You’re reading this and wondering when the OUT OF CONTROL part comes. Right now. As I passed the other vehicle, there was a corner ahead. It wasn’t a full 90 degree corner or turn. It was just the natural bend of a road, one that required me to make a left adjustment with my wheel. I turned it to the left and as the road straightened, I turned it back to the right. Normally, when I return my steering wheel to the straight up position, the car follows along and corrects its path. On this particular day, the car (yes, I’ll blame the car) chose not to follow the steering wheel. The car never straightened up. We entered a glide that felt strangely surreal and peaceful and yet scared me out of my wits. I was relaxed at first but I could feel my body beginning to tense. They taught me never to steer against the skid. They told me to remain calm. They told me not to panic. They told me slowly steer out of it. They told me…..
BANG!!! That tree just wouldn’t get out of the way no matter how much I yelled. Since I was now forcefully stopped, I figured I would get out of the car. Pain took over and I fell! Everything was a blur. The police came. The ambulance came. The EMT’s said they were going to have to cut my coat off. I yelled, “NOOOOOO”. I’d worked two weeks to buy that coat from Wilson’s Leather! I’d lost the GT. I wasn’t going to lose the leather, too. I had to regain control! I had to have SOMETHING! Bruised sternum, bruised clavicle. I had to grab for something! I needed a lifeline. I needed to own something at that moment. They were NOT going to take my coat! I remember that feeling right now. It brought me peace.

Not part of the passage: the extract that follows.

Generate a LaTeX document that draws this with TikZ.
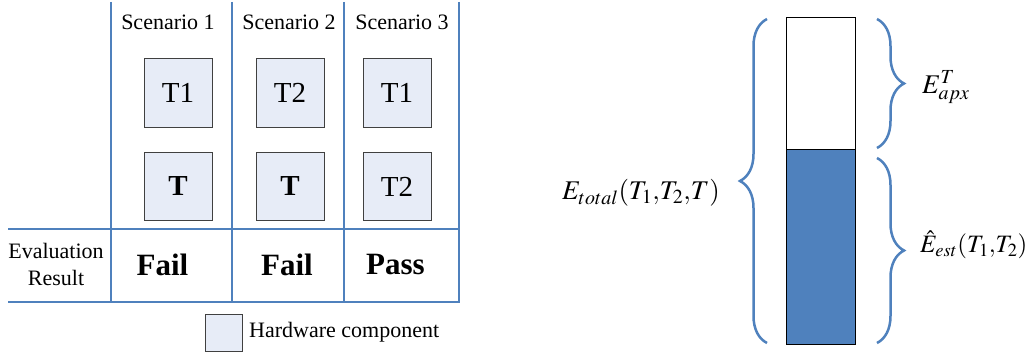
\documentclass[tikz,border=0pt]{standalone}
\usepackage{mathptmx}
\usepackage[no-math]{fontspec}
\setmainfont{Liberation Serif}
\usetikzlibrary{decorations.pathreplacing}
\definecolor{gridblue}{RGB}{79,129,189}
\definecolor{boxfill}{RGB}{231,236,247}
\definecolor{boxline}{RGB}{64,64,64}
\begin{document}
\begin{tikzpicture}[x=1pt, y=-1pt,
    grid/.style={gridblue, line width=2pt},
    hwbox/.style={draw=boxline, fill=boxfill, line width=1pt, minimum size=68pt, inner sep=0pt, font=\fontsize{29}{34}\selectfont},
    lbl/.style={font=\fontsize{22}{27}\selectfont},
    res/.style={font=\bfseries\fontsize{31}{36}\selectfont},
    eq/.style={font=\fontsize{27}{32}\selectfont, inner sep=0pt},
    curly/.style={gridblue, line width=2.5pt, decorate, decoration={brace, amplitude=27pt}}]
    \useasboundingbox (0,0) rectangle (1026,353);

    % Grille du tableau
    \foreach \x in {111, 232, 344, 459} {
        \draw[grid] (\x,2) -- (\x,302);
    }
    \draw[grid] (8,229) -- (460,229);
    \draw[grid] (8,302) -- (460,302);

    % En-tetes des scenarios
    \node[lbl] (sc1) at (168,22) {Scenario 1};
    \node[lbl] (sc2) at (289,22) {Scenario 2};
    \node[lbl] (sc3) at (402,22) {Scenario 3};

    % Composants materiels
    \node[hwbox] (s1top) at (178,93) {T1};
    \node[hwbox] (s1bot) at (178,186.5) {\textbf{T}};
    \node[hwbox] (s2top) at (290,93) {T2};
    \node[hwbox] (s2bot) at (290,186.5) {\textbf{T}};
    \node[hwbox] (s3top) at (397,93) {T1};
    \node[hwbox] (s3bot) at (397,186.5) {T2};

    % Resultats
    \node[lbl, align=center] (evalres) at (56,264.5) {Evaluation\\Result};
    \node[res] (res1) at (162.5,265) {Fail};
    \node[res] (res2) at (287,265) {Fail};
    \node[res] (res3) at (395.5,265) {Pass};

    % Legende
    \node[hwbox, minimum size=37pt] (legbox) at (223.5,332.5) {};
    \node[lbl, anchor=west, inner sep=0pt] (legtxt) at (249,332) {Hardware component};

    % Barre d'energie
    \draw[black, line width=1pt] (786.7,18) rectangle (855.7,149);
    \draw[black, fill=gridblue, line width=1pt] (786.7,149) rectangle (855.7,344);

    % Accolades
    \draw[curly] (767,343) -- (767,19);
    \draw[curly] (877,19) -- (877,148);
    \draw[curly] (877,158) -- (877,343);

    % Etiquettes
    \node[eq, anchor=east] (etotal) at (720,193) {$E_{total}(T_1{,}T_2{,}T)$};
    \node[eq, anchor=west] (eapx) at (922,87) {$E^{T}_{apx}$};
    \node[eq, anchor=west, font=\fontsize{25}{30}\selectfont] (eest) at (920,245) {$\hat{E}_{est}(T_1{,}T_2)$};
\end{tikzpicture}
\end{document}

I don’t know from personal experience what it feels like to lose control mentally or emotionally. But I do know what it feels like to have no control and know that you are headed for a big bang! So, what do you do? A coach of mine once told me that ‘everything you have done up to this moment has gotten you to where you are.’ So, the things that you are currently surrounded by, the things that are currently a part of your frame might not work in helping you to regain your composure and direction. I have some things that I do when I am overwhelmed. You may decide to use some of them if you choose. But, here are some additional tips that may help in those out of control moments.
1. Recognize that I am out of control.
2. Step out of my current zone and physical location.
3. Do something new and different away from the normal distractions. If I am around a computer all day, I get outside and take a walk. I might go to the golf driving range or the batting cage (somewhere I can legally swing REALLY hard at things).
4. Place it in perspective, recognizing that as bad as it seems at the moment, there are SOME good moments for all of us. Hang on to those!
5. Write it down. Yeah, we’re bloggers but writing doesn’t necessarily come easy just because of that. Yet, somehow, writing seems cathartic and provides a memoir so that in the good times, I can see where I’ve come from and in the bad times, I can see that I DID have some good times.